Job – Copy exactly, and only, the lines between the line holding "Emit a Python" and the line holding "from bokeh.resources import INLINE", inclusive; skip the pictures.

Record list –
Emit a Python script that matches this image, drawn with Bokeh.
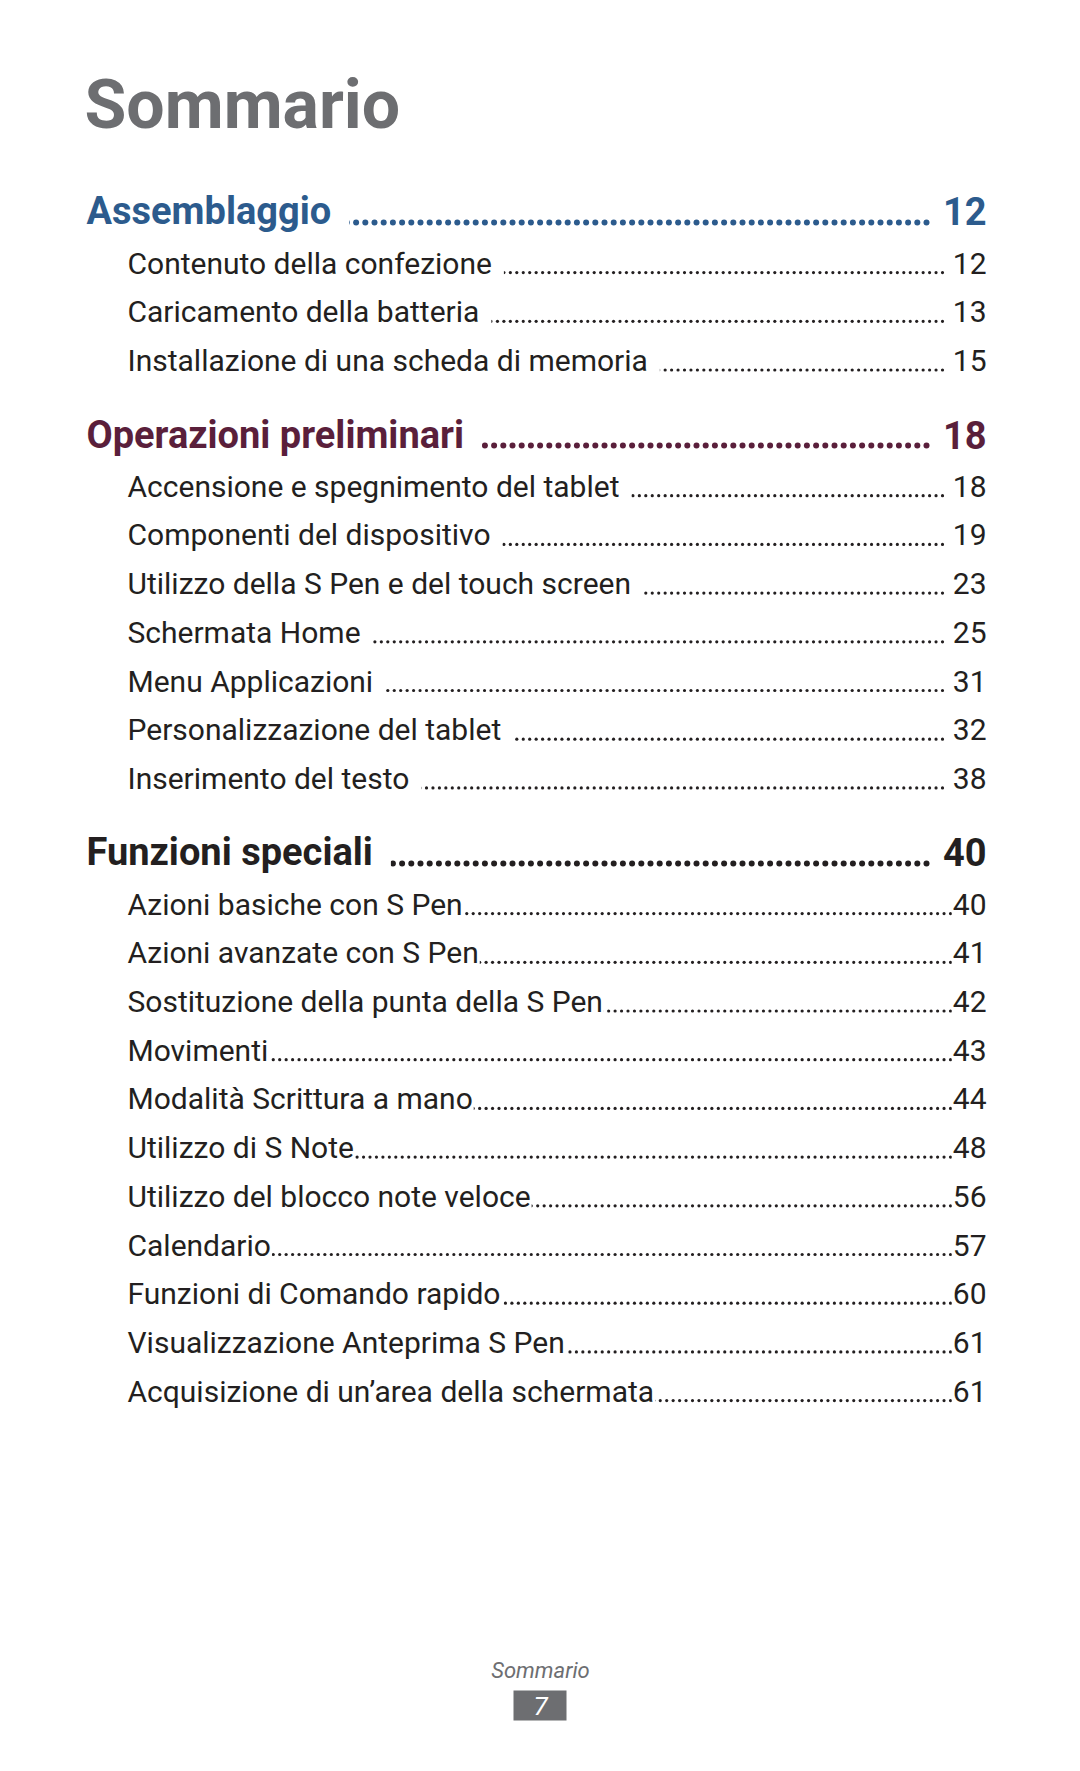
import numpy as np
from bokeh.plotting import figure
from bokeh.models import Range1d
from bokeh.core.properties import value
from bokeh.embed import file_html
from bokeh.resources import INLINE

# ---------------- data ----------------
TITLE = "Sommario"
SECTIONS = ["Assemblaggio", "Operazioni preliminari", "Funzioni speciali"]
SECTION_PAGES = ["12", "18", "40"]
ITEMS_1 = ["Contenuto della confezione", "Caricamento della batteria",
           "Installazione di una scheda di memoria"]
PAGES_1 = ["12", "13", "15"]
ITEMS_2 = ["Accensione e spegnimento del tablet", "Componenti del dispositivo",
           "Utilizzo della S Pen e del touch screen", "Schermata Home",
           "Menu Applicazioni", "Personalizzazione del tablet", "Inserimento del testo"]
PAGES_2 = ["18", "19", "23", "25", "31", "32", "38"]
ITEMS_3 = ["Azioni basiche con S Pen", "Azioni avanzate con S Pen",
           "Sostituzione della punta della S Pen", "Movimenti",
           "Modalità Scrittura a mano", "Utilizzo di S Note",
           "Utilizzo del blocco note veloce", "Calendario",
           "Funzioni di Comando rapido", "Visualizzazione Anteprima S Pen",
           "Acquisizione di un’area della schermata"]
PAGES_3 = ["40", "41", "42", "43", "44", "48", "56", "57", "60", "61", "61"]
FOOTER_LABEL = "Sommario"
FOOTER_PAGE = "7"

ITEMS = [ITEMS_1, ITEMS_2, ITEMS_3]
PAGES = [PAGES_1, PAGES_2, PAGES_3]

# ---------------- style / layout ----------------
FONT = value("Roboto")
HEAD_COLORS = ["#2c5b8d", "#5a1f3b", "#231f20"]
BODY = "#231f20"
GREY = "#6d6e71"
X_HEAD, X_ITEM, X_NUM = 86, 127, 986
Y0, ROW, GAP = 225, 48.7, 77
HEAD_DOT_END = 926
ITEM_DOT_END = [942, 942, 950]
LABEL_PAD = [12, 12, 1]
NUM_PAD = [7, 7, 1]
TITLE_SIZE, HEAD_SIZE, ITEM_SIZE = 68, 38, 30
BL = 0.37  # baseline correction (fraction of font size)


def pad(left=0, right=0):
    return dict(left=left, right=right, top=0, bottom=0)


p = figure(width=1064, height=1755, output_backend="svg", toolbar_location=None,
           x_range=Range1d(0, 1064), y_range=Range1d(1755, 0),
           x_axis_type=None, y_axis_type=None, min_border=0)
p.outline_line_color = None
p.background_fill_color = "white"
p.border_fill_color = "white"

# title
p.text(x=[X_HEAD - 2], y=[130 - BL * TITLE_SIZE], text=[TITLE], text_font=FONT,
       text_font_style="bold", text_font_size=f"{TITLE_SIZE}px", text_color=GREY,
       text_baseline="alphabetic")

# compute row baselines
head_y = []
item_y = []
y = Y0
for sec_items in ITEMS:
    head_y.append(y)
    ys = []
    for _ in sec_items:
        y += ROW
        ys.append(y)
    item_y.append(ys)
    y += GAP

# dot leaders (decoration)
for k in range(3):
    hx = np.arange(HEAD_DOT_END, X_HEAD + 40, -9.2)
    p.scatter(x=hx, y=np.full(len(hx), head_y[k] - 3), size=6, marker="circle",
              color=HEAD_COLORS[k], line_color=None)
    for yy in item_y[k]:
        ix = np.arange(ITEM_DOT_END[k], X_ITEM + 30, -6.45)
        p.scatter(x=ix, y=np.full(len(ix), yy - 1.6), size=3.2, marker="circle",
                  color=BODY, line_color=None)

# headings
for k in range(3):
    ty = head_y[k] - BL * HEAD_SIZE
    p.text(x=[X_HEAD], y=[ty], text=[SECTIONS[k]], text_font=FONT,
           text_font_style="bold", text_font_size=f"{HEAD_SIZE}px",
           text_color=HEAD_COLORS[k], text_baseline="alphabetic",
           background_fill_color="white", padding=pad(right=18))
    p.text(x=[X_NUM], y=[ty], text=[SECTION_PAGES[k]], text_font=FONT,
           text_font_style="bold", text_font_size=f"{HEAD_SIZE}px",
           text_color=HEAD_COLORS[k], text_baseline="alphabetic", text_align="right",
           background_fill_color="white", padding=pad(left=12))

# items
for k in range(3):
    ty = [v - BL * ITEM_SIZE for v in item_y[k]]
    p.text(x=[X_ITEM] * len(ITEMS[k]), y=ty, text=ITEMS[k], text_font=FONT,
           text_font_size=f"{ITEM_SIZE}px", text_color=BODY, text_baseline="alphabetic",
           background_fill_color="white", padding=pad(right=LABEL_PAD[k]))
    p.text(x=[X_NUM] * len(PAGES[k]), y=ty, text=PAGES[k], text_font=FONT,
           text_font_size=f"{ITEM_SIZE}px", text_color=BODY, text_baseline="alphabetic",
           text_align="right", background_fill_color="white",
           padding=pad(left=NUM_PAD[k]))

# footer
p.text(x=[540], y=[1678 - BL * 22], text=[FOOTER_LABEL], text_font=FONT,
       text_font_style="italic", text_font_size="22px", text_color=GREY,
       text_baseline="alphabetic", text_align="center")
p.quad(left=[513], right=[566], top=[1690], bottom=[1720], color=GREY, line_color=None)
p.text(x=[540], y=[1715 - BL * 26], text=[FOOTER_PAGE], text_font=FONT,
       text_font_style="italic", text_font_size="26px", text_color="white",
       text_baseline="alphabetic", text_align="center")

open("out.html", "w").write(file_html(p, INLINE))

---

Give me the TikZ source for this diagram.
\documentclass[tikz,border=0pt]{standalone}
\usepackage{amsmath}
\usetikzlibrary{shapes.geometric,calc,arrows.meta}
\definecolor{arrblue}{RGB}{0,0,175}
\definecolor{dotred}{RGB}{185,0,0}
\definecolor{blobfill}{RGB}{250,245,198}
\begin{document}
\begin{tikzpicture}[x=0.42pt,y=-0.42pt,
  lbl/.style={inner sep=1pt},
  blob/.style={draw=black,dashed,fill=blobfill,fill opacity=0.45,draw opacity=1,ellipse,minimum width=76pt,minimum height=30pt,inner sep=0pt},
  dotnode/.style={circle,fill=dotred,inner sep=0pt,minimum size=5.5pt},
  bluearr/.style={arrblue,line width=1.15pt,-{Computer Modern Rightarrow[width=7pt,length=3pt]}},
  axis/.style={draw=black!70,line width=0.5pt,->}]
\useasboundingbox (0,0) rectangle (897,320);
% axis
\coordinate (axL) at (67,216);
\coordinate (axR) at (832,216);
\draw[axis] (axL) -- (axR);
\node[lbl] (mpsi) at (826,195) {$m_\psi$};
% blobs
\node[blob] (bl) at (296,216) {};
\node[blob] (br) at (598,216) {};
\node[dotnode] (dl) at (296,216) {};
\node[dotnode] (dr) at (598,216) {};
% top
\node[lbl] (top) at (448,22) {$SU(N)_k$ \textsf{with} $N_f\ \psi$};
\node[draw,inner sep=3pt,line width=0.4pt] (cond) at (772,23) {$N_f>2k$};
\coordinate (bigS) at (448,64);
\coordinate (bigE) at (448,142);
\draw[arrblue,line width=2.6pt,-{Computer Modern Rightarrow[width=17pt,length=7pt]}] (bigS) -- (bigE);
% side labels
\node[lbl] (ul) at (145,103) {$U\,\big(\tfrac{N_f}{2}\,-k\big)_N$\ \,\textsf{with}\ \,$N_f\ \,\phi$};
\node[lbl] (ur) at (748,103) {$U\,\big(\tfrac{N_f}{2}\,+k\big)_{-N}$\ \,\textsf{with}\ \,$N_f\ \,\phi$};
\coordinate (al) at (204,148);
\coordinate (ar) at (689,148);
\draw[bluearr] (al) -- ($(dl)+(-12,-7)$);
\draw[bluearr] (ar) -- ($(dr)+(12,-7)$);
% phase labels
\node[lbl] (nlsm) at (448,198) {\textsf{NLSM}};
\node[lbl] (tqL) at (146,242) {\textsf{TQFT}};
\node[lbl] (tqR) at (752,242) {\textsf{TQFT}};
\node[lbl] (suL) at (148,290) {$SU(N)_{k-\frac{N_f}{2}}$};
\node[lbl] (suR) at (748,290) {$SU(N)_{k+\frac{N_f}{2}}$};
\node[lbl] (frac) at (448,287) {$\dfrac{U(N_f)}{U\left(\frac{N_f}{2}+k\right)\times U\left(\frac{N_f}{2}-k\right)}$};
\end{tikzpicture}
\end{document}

Task answer –
Emit a Python script that matches this image, drawn with Bokeh.
import numpy as np
from bokeh.plotting import figure
from bokeh.models import Range1d
from bokeh.core.properties import value
from bokeh.embed import file_html
from bokeh.resources import INLINE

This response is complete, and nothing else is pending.